Skip the pictures and extract all of the lines exactly as written.

• _Data lines_

--- Begin ---

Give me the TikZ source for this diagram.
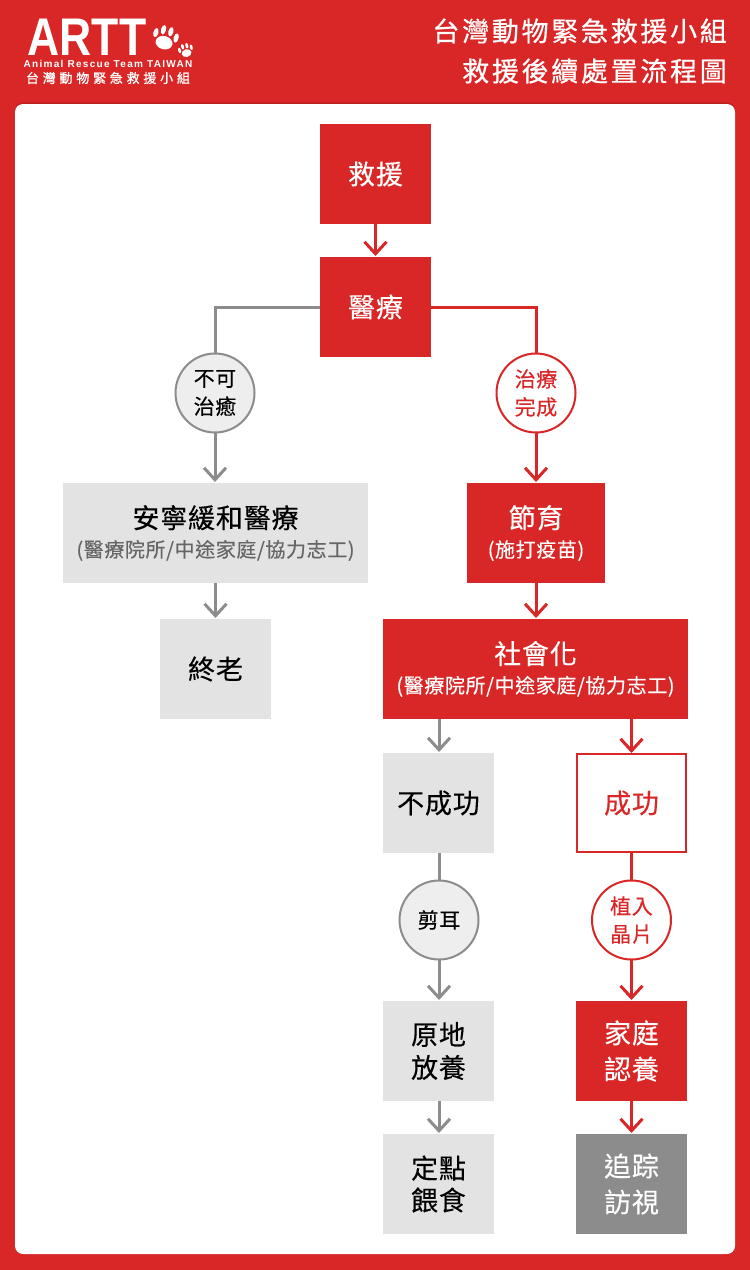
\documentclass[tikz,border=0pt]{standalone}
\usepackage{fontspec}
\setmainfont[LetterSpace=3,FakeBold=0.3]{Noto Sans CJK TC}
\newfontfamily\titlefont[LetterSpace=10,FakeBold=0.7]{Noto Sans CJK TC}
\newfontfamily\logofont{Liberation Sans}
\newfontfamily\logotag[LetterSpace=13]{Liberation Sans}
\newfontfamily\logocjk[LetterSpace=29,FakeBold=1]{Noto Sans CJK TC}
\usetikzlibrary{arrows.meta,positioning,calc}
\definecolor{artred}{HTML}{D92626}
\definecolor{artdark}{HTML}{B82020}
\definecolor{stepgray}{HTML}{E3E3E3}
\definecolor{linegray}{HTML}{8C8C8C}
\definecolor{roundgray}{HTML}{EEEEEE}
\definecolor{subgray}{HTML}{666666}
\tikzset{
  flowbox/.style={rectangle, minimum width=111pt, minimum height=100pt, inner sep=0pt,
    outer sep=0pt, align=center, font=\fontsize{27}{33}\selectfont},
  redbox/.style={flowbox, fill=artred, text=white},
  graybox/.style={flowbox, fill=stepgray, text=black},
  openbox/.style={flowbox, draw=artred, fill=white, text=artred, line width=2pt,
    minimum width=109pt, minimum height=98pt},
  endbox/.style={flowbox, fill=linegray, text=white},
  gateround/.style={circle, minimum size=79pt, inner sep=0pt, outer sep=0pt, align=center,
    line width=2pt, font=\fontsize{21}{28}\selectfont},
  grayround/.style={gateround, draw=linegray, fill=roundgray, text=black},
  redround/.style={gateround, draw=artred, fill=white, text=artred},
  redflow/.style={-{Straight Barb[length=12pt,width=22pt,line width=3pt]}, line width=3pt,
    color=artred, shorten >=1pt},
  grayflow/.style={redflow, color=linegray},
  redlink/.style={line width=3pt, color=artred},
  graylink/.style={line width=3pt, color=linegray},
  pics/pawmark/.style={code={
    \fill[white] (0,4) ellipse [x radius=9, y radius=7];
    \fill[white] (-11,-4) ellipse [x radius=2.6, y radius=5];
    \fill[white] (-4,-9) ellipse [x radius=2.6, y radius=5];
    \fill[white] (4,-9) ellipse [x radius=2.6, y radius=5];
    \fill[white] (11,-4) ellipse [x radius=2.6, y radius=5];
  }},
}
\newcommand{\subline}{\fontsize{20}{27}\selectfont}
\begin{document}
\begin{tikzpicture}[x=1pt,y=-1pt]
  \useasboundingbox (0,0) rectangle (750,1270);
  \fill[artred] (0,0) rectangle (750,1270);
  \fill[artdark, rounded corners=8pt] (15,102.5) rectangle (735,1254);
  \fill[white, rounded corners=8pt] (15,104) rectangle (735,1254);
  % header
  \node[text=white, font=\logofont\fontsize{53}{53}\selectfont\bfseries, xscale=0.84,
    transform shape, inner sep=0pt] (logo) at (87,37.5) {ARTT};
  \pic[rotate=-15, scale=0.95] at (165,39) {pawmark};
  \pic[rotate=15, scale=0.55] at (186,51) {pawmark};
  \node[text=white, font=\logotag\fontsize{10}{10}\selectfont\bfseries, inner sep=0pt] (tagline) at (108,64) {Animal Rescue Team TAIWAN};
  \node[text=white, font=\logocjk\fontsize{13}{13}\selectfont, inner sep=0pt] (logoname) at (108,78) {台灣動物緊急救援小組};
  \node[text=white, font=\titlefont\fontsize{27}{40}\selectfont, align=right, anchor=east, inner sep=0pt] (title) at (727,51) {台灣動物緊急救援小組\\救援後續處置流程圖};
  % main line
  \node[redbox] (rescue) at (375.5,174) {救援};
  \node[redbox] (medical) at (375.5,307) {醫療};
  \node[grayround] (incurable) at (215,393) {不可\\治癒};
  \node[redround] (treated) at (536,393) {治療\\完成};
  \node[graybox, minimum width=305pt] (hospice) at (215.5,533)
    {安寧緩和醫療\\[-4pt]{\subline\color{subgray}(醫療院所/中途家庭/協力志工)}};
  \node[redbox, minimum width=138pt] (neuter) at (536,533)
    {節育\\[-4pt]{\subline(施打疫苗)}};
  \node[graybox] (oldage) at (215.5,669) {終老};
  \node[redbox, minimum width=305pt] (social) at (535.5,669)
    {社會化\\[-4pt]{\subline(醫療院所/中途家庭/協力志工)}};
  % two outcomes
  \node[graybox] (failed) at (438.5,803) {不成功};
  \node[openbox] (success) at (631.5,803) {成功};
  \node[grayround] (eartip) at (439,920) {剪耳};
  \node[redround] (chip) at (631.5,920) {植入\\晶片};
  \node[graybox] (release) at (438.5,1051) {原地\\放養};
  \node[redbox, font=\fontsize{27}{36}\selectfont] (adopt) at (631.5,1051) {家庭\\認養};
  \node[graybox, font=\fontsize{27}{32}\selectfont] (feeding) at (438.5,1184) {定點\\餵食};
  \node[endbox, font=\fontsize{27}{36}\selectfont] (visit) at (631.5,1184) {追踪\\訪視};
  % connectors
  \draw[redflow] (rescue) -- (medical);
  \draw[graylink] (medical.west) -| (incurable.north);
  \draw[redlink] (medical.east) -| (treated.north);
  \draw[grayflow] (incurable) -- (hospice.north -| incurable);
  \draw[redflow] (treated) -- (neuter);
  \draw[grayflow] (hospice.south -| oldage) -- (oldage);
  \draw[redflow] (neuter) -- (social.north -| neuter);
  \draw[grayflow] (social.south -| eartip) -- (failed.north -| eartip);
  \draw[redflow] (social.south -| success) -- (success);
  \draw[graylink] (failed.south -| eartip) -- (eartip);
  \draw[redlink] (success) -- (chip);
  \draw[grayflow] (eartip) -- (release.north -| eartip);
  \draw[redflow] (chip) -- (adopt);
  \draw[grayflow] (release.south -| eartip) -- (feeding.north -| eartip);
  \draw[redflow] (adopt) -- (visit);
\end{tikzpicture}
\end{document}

--- End ---

• _The result_
Give me the TikZ source for this diagram.
\documentclass[tikz,border=0pt]{standalone}
\usepackage{fontspec}
\setmainfont[LetterSpace=3,FakeBold=0.3]{Noto Sans CJK TC}
\newfontfamily\titlefont[LetterSpace=10,FakeBold=0.7]{Noto Sans CJK TC}
\newfontfamily\logofont{Liberation Sans}
\newfontfamily\logotag[LetterSpace=13]{Liberation Sans}
\newfontfamily\logocjk[LetterSpace=29,FakeBold=1]{Noto Sans CJK TC}
\usetikzlibrary{arrows.meta,positioning,calc}
\definecolor{artred}{HTML}{D92626}
\definecolor{artdark}{HTML}{B82020}
\definecolor{stepgray}{HTML}{E3E3E3}
\definecolor{linegray}{HTML}{8C8C8C}
\definecolor{roundgray}{HTML}{EEEEEE}
\definecolor{subgray}{HTML}{666666}
\tikzset{
  flowbox/.style={rectangle, minimum width=111pt, minimum height=100pt, inner sep=0pt,
    outer sep=0pt, align=center, font=\fontsize{27}{33}\selectfont},
  redbox/.style={flowbox, fill=artred, text=white},
  graybox/.style={flowbox, fill=stepgray, text=black},
  openbox/.style={flowbox, draw=artred, fill=white, text=artred, line width=2pt,
    minimum width=109pt, minimum height=98pt},
  endbox/.style={flowbox, fill=linegray, text=white},
  gateround/.style={circle, minimum size=79pt, inner sep=0pt, outer sep=0pt, align=center,
    line width=2pt, font=\fontsize{21}{28}\selectfont},
  grayround/.style={gateround, draw=linegray, fill=roundgray, text=black},
  redround/.style={gateround, draw=artred, fill=white, text=artred},
  redflow/.style={-{Straight Barb[length=12pt,width=22pt,line width=3pt]}, line width=3pt,
    color=artred, shorten >=1pt},
  grayflow/.style={redflow, color=linegray},
  redlink/.style={line width=3pt, color=artred},
  graylink/.style={line width=3pt, color=linegray},
  pics/pawmark/.style={code={
    \fill[white] (0,4) ellipse [x radius=9, y radius=7];
    \fill[white] (-11,-4) ellipse [x radius=2.6, y radius=5];
    \fill[white] (-4,-9) ellipse [x radius=2.6, y radius=5];
    \fill[white] (4,-9) ellipse [x radius=2.6, y radius=5];
    \fill[white] (11,-4) ellipse [x radius=2.6, y radius=5];
  }},
}
\newcommand{\subline}{\fontsize{20}{27}\selectfont}
\begin{document}
\begin{tikzpicture}[x=1pt,y=-1pt]
  \useasboundingbox (0,0) rectangle (750,1270);
  \fill[artred] (0,0) rectangle (750,1270);
  \fill[artdark, rounded corners=8pt] (15,102.5) rectangle (735,1254);
  \fill[white, rounded corners=8pt] (15,104) rectangle (735,1254);
  % header
  \node[text=white, font=\logofont\fontsize{53}{53}\selectfont\bfseries, xscale=0.84,
    transform shape, inner sep=0pt] (logo) at (87,37.5) {ARTT};
  \pic[rotate=-15, scale=0.95] at (165,39) {pawmark};
  \pic[rotate=15, scale=0.55] at (186,51) {pawmark};
  \node[text=white, font=\logotag\fontsize{10}{10}\selectfont\bfseries, inner sep=0pt] (tagline) at (108,64) {Animal Rescue Team TAIWAN};
  \node[text=white, font=\logocjk\fontsize{13}{13}\selectfont, inner sep=0pt] (logoname) at (108,78) {台灣動物緊急救援小組};
  \node[text=white, font=\titlefont\fontsize{27}{40}\selectfont, align=right, anchor=east, inner sep=0pt] (title) at (727,51) {台灣動物緊急救援小組\\救援後續處置流程圖};
  % main line
  \node[redbox] (rescue) at (375.5,174) {救援};
  \node[redbox] (medical) at (375.5,307) {醫療};
  \node[grayround] (incurable) at (215,393) {不可\\治癒};
  \node[redround] (treated) at (536,393) {治療\\完成};
  \node[graybox, minimum width=305pt] (hospice) at (215.5,533)
    {安寧緩和醫療\\[-4pt]{\subline\color{subgray}(醫療院所/中途家庭/協力志工)}};
  \node[redbox, minimum width=138pt] (neuter) at (536,533)
    {節育\\[-4pt]{\subline(施打疫苗)}};
  \node[graybox] (oldage) at (215.5,669) {終老};
  \node[redbox, minimum width=305pt] (social) at (535.5,669)
    {社會化\\[-4pt]{\subline(醫療院所/中途家庭/協力志工)}};
  % two outcomes
  \node[graybox] (failed) at (438.5,803) {不成功};
  \node[openbox] (success) at (631.5,803) {成功};
  \node[grayround] (eartip) at (439,920) {剪耳};
  \node[redround] (chip) at (631.5,920) {植入\\晶片};
  \node[graybox] (release) at (438.5,1051) {原地\\放養};
  \node[redbox, font=\fontsize{27}{36}\selectfont] (adopt) at (631.5,1051) {家庭\\認養};
  \node[graybox, font=\fontsize{27}{32}\selectfont] (feeding) at (438.5,1184) {定點\\餵食};
  \node[endbox, font=\fontsize{27}{36}\selectfont] (visit) at (631.5,1184) {追踪\\訪視};
  % connectors
  \draw[redflow] (rescue) -- (medical);
  \draw[graylink] (medical.west) -| (incurable.north);
  \draw[redlink] (medical.east) -| (treated.north);
  \draw[grayflow] (incurable) -- (hospice.north -| incurable);
  \draw[redflow] (treated) -- (neuter);
  \draw[grayflow] (hospice.south -| oldage) -- (oldage);
  \draw[redflow] (neuter) -- (social.north -| neuter);
  \draw[grayflow] (social.south -| eartip) -- (failed.north -| eartip);
  \draw[redflow] (social.south -| success) -- (success);
  \draw[graylink] (failed.south -| eartip) -- (eartip);
  \draw[redlink] (success) -- (chip);
  \draw[grayflow] (eartip) -- (release.north -| eartip);
  \draw[redflow] (chip) -- (adopt);
  \draw[grayflow] (release.south -| eartip) -- (feeding.north -| eartip);
  \draw[redflow] (adopt) -- (visit);
\end{tikzpicture}
\end{document}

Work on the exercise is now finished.